Esta introdução serve para exercitar o pensamento para a questão da eliminação de fronteiras. Apesar de utópica - ou talvez por isso mesmo -, este tema acompanha a trajetória do homem. Isto não é difícil de ser entendido para quem identifica o caráter dual do ser humano. Nós sempre desejamos o inverso daquilo que temos em excesso. Se ampliarmos o conceito de fronteiras para todos os limitadores de nossas vontades, veremos que vivemos mergulhados num excesso. Estamos ávidos por um discurso que anuncie nossa libertação. Ou seja, o inverso. Mas o inverso  é a utopia anárquica. Um eu sem limites. Um eu desagrupado.
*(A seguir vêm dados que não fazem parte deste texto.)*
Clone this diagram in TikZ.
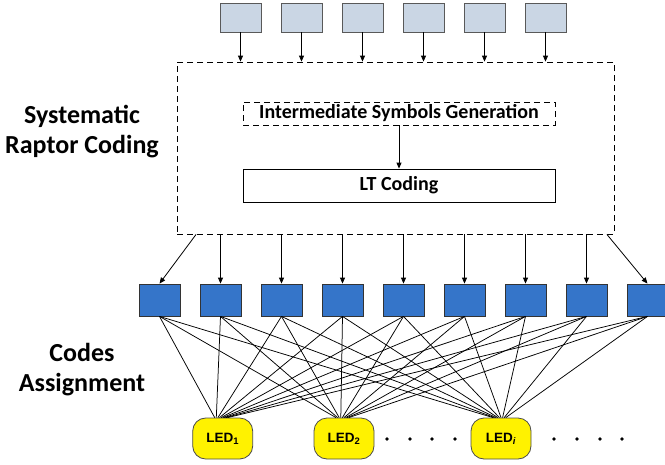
\documentclass[tikz,border=0pt]{standalone}
\usepackage{fontspec}
\setmainfont{Carlito}
\newfontfamily\arialfont{Liberation Sans}
\usetikzlibrary{arrows.meta}
\definecolor{inblue}{RGB}{202,214,228}
\definecolor{outblue}{RGB}{53,117,201}

\begin{document}
\begin{tikzpicture}[x=1pt,y=-1pt,line width=0.8pt,
  arr/.style={-{Triangle[length=6pt,width=5pt]}},
  dash box/.style={draw,dash pattern=on 6pt off 4pt,inner sep=0pt},
  inbox/.style={draw=black!65,fill=inblue,minimum width=41pt,minimum height=29pt,inner sep=0pt},
  outbox/.style={draw=black!80,fill=outblue,minimum width=41pt,minimum height=32pt,inner sep=0pt},
  ledbox/.style={draw=black!70,fill=yellow,rounded corners=13pt,minimum width=60pt,minimum height=41pt,inner sep=0pt,font=\arialfont\bfseries\fontsize{13.5}{15}\selectfont},
  label/.style={align=center,font=\bfseries\fontsize{26}{30}\selectfont}]
\useasboundingbox (0,0) rectangle (665,464);

% side labels
\node[label] (lsrc) at (82,132) {Systematic\\Raptor Coding};
\node[label] (lcodes) at (82,370) {Codes\\Assignment};

% source symbols
\foreach \i in {1,...,6}
   \node[inbox] (in\i) at ({240.5+61*(\i-1)},17.5) {};

% raptor coder
\node[dash box,minimum width=437pt,minimum height=172pt] (src) at (395.5,148) {};
\node[dash box,minimum width=312pt,minimum height=23pt,font=\bfseries\fontsize{20}{22}\selectfont] (isg) at (399,113.5) {Intermediate Symbols Generation};
\node[draw,minimum width=312pt,minimum height=33pt,inner sep=0pt,font=\bfseries\fontsize{20}{22}\selectfont] (lt) at (399,185.5) {LT Coding};
\draw[arr] (isg) -- (lt);

\foreach \i in {1,...,6}
   \draw[arr] (in\i.south) -- (in\i.south |- src.north);

% encoded symbols
\foreach \i in {1,...,9}
   \node[outbox] (out\i) at ({159.5+61*(\i-1)},300) {};

\draw[arr] ([xshift=19.5pt]src.south west) -- (out1.north);
\foreach \i in {2,...,8}
   \draw[arr] (out\i.north |- src.south) -- (out\i.north);
\draw[arr] ([xshift=-7.5pt]src.south east) -- (out9.north);

% LEDs
\node[ledbox] (led1) at (222.7,438.5) {LED\textsubscript{1}};
\node[ledbox] (led2) at (344,438.5) {LED\textsubscript{2}};
\node[ledbox] (ledi) at (501,438.5) {LED\textsubscript{\itshape i}};

\foreach \i in {1,...,9}
  \foreach \j in {1,2,i}
    \draw[line width=0.75pt] (out\i.south) -- ([xshift={(\i-6)*1.6pt}]led\j.north);

\foreach \x in {387,410,432,455,554,577,600,622}
   \fill (\x,439) circle (1.8);
\end{tikzpicture}
\end{document}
Mas aí voltaríamos ao início dos tempos, com o homem isolado em busca de identificação.

 

Tudo isto vem a propósito da idéia de que o ciberespaço não tem fronteiras e, por isso mesmo, sendo a realização da utopia anárquica. Em artigo recente, Nicholas Negroponte afirma perguntando: "Por quê precisamos de fronteiras?"

 

Para proclamar nossa existência, eu afirmo em resposta. Isolados não somos ninguém. Agrupados somos uma tribo, temos território e poder. As fronteiras desenham o ícone principal de nossa identidade social. As fronteiras são muito mais importantes para identificar quem está dentro do que quem está fora. Isto fica absolutamente claro no ciberespaço. E é por isso que fronteiras existirão pelos séculos e séculos além.

 

O ciberespaço não traz o fim das fronteiras no processo de tribalização, mas a substituição de fronteiras geográficas por fronteiras cibergráficas. Estamos assistindo ao nascer não de um ciberespaço, mas de infinitos micro-ciberespaços, criados, sustentados, defendidos e ampliados pelo agrupamento de indivíduos com afinidade a valores intelectuais comuns em lugar de valores físicos e materiais. Na comunicação virtual, a presença física e os atributos que a acompanham não podem ser percebidos. Mais do que isso, podem ser totalmente escamoteados, suprimidos, falseados. Não tenho cor ou tenho a que melhor me serve no momento. Não tenho rosto ou me pareço com o que penso. No ciberespaço, a dualidade da diferenciação/identificação está centrada nos referenciais de comportamento e cultura. Num certo sentido, o que poderia indicar um recrudescimento de atitudes segregacionistas, na verdade indica que no futuro as tribos serão muito mais dinâmicas quanto ao seu tempo de vida, ao número de participantes, intra-rotatividade etc.

 

A entrada nas cibertribos depende das mesmas premissas que hoje são necessárias para se entrar em um país. Precisaremos sempre estar munidos de um ciberpassaporte que nos credencie a entrar (e nos tornar parte) nas cibertribos. Neste ciberpassaporte deverão estar inscritas informações que nos torne bem-vindos. Seu tempo de permanência será limitado apenas por seu interesse e por seu comportamento. Siga as regras e conviva. Desrespeite-as e você será banido e impedido de retornar. Aliás, isto em nada difere de como tem sido através dos tempos.

 

Estamos entrando em outra dimensão do espaço.  A dimensão da virtualidade. Eu me conecto, logo existo. No mapa do ciberespaço de um futuro distante, nossos descendentes terão múltiplas ciberpersonalidades e cibernacionalidades.  Os ícones tribais transitarão em bits/segundo e as fronteiras serão as do conhecimento. O produto será a informação e a moeda será criptografada. E, no meio,  seremos a mensagem.